MSc Thesis Defense: Feyza Teker, MULTI-DATASET LABEL SPACE UNIFICATION FOR OFF-ROAD AUTONOMOUS DRIVING USING LARGE LANGUAGE MODELS , Date & Time: 30 June, 2026 – 9:00 AM, Place: FENS L029

MULTI-DATASET LABEL SPACE UNIFICATION FOR OFF-ROAD

AUTONOMOUS DRIVING USING LARGE LANGUAGE MODELS

Feyza Teker
Mechatronics Engineering, MSc Thesis, 2026

Thesis Jury

Prof. Mustafa Ünel (Thesis Advisor)

Assoc. Prof. Kemaletttin Erbatur

Assoc. Prof. Ali Fuat Ergenç

Date & Time: 30th June, 2026 – 9.00 AM

Place: FENS L029

Keywords : off-road autonomous driving, semantic segmentation, multi-dataset

training, large language models, ontology mapping

Abstract

Training semantic segmentation models for off-road autonomous driving is difficult because the available datasets are individually small, geographically narrow, and annotated under inconsistent label conventions. This thesis proposes a multi-dataset training framework that unifies several off-road and urban datasets under a single label space through automated, LLM-based ontology construction and knowledge distillation.

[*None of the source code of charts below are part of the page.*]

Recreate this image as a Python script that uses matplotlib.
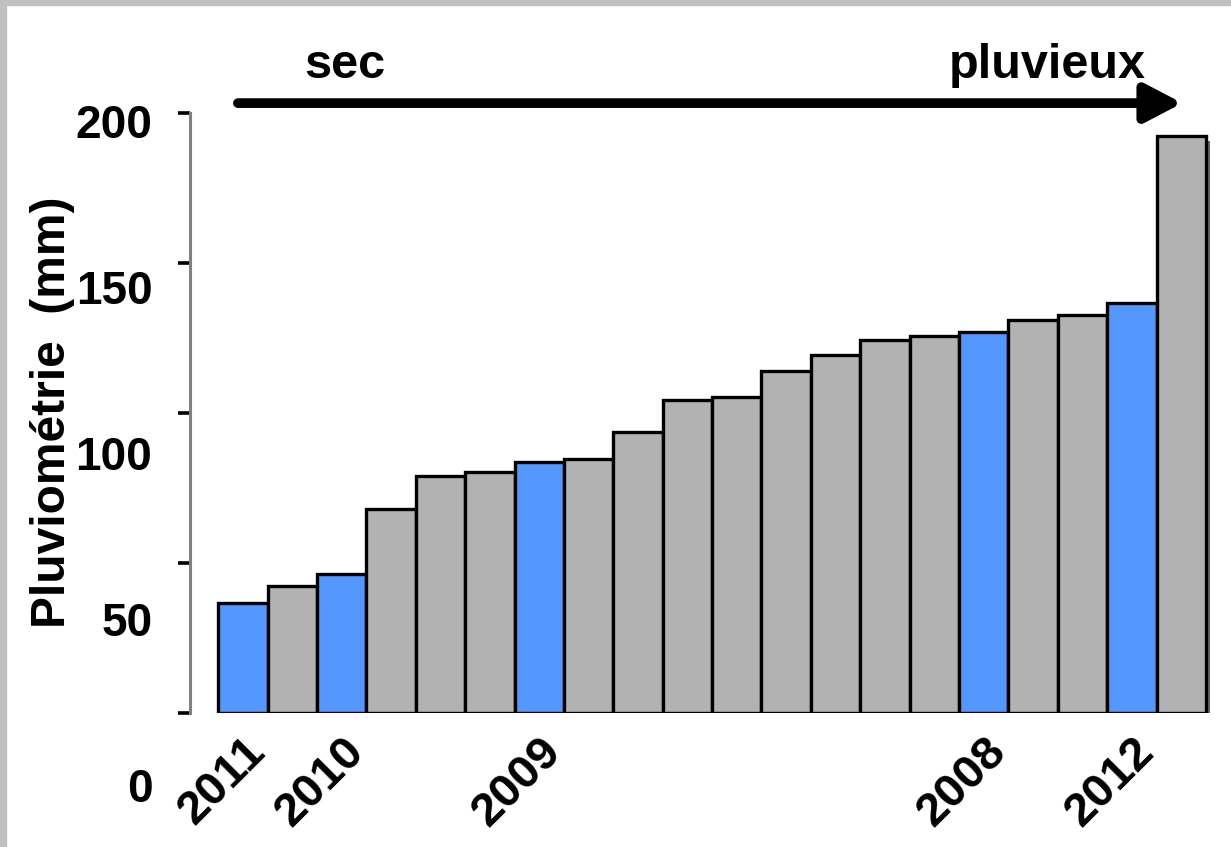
import matplotlib
matplotlib.use('Agg')
import matplotlib.pyplot as plt
import matplotlib.patheffects as pe
from matplotlib.transforms import ScaledTranslation, blended_transform_factory
from matplotlib.patches import Rectangle

plt.rcParams['font.family'] = ['Liberation Sans', 'DejaVu Sans']
plt.rcParams['font.weight'] = 'bold'

# Pluviométrie par année, triée du plus sec au plus pluvieux
valeurs = [36.7, 42.3, 46.3, 68, 79, 80.3, 83.7, 84.7, 93.7, 104.3,
           105.3, 114, 119.3, 124.3, 125.7, 127, 131, 132.7, 136.7, 192.3]
surlignees = [0, 2, 6, 15, 18]
annees = ['2011', '2010', '2009', '2008', '2012']
graduations = [0, 50, 100, 150, 200]

bleu = '#5497fe'
gris = '#b2b2b2'
couleurs = [bleu if i in surlignees else gris for i in range(len(valeurs))]

fig = plt.figure(figsize=(12.31, 8.47), dpi=100)
ax = fig.add_axes([190 / 1231, 1 - 713 / 847, 1020 / 1231, 600 / 847])

barres = ax.bar(range(len(valeurs)), valeurs, width=1.0, color=couleurs,
                edgecolor='black', linewidth=2.4, zorder=2)
for b in barres:
    b.set_path_effects([pe.SimplePatchShadow(offset=(2.5, -3.5), shadow_rgbFace='#666666', alpha=1),
                        pe.Normal()])

ax.set_xlim(-1.07, 19.58)
ax.set_ylim(0, 200)

for s in ['top', 'right', 'bottom']:
    ax.spines[s].set_visible(False)
ax.spines['left'].set_color('#808080')
ax.spines['left'].set_linewidth(2.2)

ax.set_yticks(graduations)
ax.set_yticklabels([])
ax.tick_params(axis='y', length=9, width=2.6, color='black')

# étiquettes de l'axe y (décalées comme dans l'original)
trans = blended_transform_factory(ax.transAxes, ax.transData)
for v in graduations:
    ax.text(-0.037, -25.67 + 1.1067 * v, str(v), transform=trans,
            ha='right', va='center', fontsize=33, fontweight='bold')

ax.set_xticks(surlignees)
ax.set_xticklabels(annees, rotation=45, ha='right', va='top',
                   rotation_mode='anchor', fontsize=34, fontweight='bold')
ax.tick_params(axis='x', length=0, pad=12)
decal = ScaledTranslation(0, 0, fig.dpi_scale_trans)
for lab in ax.get_xticklabels():
    lab.set_transform(lab.get_transform() + decal)

fig.text(53 / 1231, 1 - 412 / 847, 'Pluviométrie  (mm)', rotation=90,
         ha='center', va='center', fontsize=34.5, fontweight='bold')

# flèche sec -> pluvieux
ax.annotate('', xy=(19.02, 203.3), xytext=(-0.1, 203.3),
            arrowprops=dict(arrowstyle='-|>,head_length=2.2,head_width=1.15',
                            lw=7, color='black', capstyle='round',
                            shrinkA=0, shrinkB=0),
            annotation_clip=False)
fig.text(345 / 1231, 1 - 65 / 847, 'sec', ha='center', va='center',
         fontsize=35, fontweight='bold')
fig.text(1047 / 1231, 1 - 65 / 847, 'pluvieux', ha='center', va='center',
         fontsize=35, fontweight='bold')

# cadre gris en haut et à gauche
fig.patches.append(Rectangle((0, 1 - 5 / 847), 1, 5 / 847, transform=fig.transFigure,
                             color='#c0c0c0', zorder=0))
fig.patches.append(Rectangle((0, 0), 6 / 1231, 1, transform=fig.transFigure,
                             color='#c0c0c0', zorder=0))

fig.savefig('out.png', dpi=100)
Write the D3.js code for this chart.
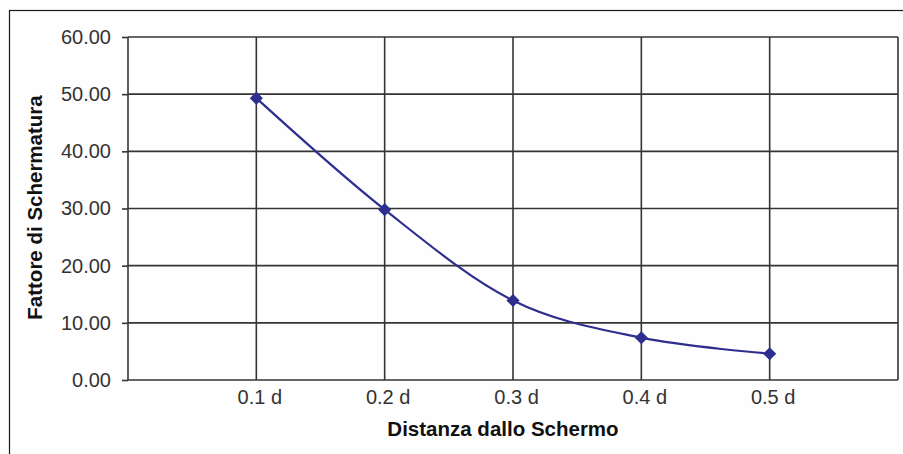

The unified taxonomy and dataset-specific mapping functions are generated by Gemini 2.5 Pro rather than built by hand. Variability in the model output is controlled through repeated queries, consensus filtering, and reverse cross validation under explicit error criteria. Each master label is annotated with a discrete traversability tier, embedding navigation-relevant information directly into the label space. A teacher model fine-tuned on GOOSE generates pseudo-labels for five off-road and one urban auxiliary dataset through test-time augmentation, constrained by ground-truth annotations through the ontology mapping and filtered by per-pixel confidence threshold. The student is trained with tempered dataset sampling to compensate for size imbalance. Mask2Former and OneFormer are evaluated as both teacher and student. On the GOOSE validation set, the best teacher reaches 0.673 mIoU and the best student reaches 0.704 mIoU, surpassing the published GOOSE baseline and showing that LLM-based automated ontology construction can match and exceed manual quality. The framework offers a scalable path towards multi-dataset training in the off-road domain.